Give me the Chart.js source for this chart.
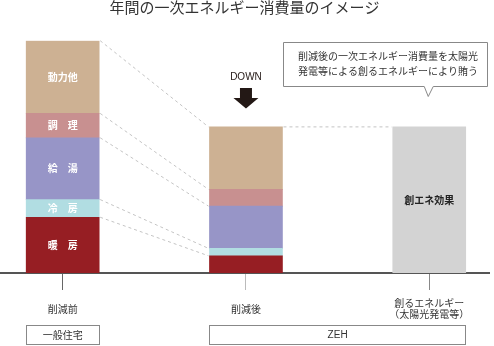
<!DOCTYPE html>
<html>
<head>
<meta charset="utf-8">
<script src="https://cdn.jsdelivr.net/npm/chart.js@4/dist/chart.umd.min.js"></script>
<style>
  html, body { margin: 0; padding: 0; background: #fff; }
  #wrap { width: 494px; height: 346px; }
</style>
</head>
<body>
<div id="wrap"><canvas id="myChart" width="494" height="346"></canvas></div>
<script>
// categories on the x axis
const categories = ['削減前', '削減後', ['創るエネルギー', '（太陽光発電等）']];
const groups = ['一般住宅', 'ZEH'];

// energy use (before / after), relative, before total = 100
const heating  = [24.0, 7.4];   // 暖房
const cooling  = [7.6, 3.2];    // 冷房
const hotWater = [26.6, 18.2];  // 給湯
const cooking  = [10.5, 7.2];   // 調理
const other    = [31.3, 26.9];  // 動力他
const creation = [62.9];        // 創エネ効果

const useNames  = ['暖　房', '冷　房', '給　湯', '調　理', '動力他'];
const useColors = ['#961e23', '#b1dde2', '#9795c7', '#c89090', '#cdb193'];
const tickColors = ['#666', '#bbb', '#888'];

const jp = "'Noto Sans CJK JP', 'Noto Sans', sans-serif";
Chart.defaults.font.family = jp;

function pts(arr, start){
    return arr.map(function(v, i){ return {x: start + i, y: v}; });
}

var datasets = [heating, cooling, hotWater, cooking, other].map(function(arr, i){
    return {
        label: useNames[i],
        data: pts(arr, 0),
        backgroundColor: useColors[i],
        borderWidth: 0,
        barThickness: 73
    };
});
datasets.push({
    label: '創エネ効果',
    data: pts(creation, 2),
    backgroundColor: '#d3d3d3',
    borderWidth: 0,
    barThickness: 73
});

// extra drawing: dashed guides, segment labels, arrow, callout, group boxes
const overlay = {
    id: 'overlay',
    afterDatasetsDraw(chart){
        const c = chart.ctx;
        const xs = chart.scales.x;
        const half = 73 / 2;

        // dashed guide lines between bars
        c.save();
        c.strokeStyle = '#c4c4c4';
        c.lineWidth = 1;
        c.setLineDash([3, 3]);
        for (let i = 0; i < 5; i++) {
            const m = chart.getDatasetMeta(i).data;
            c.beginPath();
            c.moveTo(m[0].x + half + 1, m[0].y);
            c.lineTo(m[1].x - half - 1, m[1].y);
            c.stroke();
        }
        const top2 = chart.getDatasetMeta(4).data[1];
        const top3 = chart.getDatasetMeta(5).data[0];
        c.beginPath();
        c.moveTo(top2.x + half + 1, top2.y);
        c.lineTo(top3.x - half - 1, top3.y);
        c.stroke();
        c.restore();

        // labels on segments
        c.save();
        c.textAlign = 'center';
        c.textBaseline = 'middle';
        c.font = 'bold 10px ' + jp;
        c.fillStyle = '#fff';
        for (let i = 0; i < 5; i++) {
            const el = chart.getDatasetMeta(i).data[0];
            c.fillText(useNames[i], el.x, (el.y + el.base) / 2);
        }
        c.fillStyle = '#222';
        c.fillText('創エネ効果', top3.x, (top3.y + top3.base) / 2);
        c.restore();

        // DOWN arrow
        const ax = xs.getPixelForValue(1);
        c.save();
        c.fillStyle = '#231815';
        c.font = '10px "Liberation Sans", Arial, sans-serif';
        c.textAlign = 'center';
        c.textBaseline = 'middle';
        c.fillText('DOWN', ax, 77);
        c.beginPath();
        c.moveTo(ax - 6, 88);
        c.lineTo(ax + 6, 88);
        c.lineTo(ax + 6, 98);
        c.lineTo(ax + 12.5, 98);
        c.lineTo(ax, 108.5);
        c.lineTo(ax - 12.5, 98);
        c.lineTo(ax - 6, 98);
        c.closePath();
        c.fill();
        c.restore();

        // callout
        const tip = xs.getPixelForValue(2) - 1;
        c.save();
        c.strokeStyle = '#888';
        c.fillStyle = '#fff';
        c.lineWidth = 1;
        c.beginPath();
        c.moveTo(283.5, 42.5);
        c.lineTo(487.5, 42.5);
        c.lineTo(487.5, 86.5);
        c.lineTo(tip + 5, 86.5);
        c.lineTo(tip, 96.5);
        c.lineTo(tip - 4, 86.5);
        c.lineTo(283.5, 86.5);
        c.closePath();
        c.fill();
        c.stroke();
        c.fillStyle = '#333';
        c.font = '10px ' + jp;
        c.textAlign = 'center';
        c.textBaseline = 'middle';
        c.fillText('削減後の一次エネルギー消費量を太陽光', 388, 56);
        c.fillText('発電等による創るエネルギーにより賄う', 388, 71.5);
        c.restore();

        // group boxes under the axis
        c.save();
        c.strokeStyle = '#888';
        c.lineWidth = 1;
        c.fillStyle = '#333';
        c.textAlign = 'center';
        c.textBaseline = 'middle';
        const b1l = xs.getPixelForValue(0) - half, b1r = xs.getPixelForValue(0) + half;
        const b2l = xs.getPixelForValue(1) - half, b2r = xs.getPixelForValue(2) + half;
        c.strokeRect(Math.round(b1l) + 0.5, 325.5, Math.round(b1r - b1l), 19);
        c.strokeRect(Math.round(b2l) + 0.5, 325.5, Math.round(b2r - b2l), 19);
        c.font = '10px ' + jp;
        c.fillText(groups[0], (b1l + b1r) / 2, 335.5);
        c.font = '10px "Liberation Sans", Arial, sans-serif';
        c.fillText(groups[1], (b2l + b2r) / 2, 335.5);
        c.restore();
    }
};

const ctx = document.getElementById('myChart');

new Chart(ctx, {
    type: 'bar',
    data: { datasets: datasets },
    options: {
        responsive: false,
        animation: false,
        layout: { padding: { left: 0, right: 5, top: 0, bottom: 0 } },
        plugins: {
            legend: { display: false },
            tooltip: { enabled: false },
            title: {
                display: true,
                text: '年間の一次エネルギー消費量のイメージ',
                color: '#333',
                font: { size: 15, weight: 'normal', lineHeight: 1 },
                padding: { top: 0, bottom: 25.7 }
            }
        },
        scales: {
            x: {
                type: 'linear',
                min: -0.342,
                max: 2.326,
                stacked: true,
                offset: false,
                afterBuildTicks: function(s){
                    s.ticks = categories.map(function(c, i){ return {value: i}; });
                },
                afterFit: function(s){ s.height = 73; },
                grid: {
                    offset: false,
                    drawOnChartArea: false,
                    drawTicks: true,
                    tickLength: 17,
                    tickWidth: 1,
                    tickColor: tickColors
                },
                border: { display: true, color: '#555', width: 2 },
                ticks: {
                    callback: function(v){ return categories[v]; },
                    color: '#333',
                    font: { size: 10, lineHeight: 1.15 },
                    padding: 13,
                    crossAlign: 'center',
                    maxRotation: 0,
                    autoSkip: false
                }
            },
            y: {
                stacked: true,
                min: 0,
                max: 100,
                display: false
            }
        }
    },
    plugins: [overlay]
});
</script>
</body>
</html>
****************
What you have to do:
Begin at the top of the material above and output each line exactly, stopping after the line that holds "const creation = [62.9];". Leave out pictures.

Exercise output:
Give me the Chart.js source for this chart.
<!DOCTYPE html>
<html>
<head>
<meta charset="utf-8">
<script src="https://cdn.jsdelivr.net/npm/chart.js@4/dist/chart.umd.min.js"></script>
<style>
  html, body { margin: 0; padding: 0; background: #fff; }
  #wrap { width: 494px; height: 346px; }
</style>
</head>
<body>
<div id="wrap"><canvas id="myChart" width="494" height="346"></canvas></div>
<script>
// categories on the x axis
const categories = ['削減前', '削減後', ['創るエネルギー', '（太陽光発電等）']];
const groups = ['一般住宅', 'ZEH'];

// energy use (before / after), relative, before total = 100
const heating  = [24.0, 7.4];   // 暖房
const cooling  = [7.6, 3.2];    // 冷房
const hotWater = [26.6, 18.2];  // 給湯
const cooking  = [10.5, 7.2];   // 調理
const other    = [31.3, 26.9];  // 動力他
const creation = [62.9];        // 創エネ効果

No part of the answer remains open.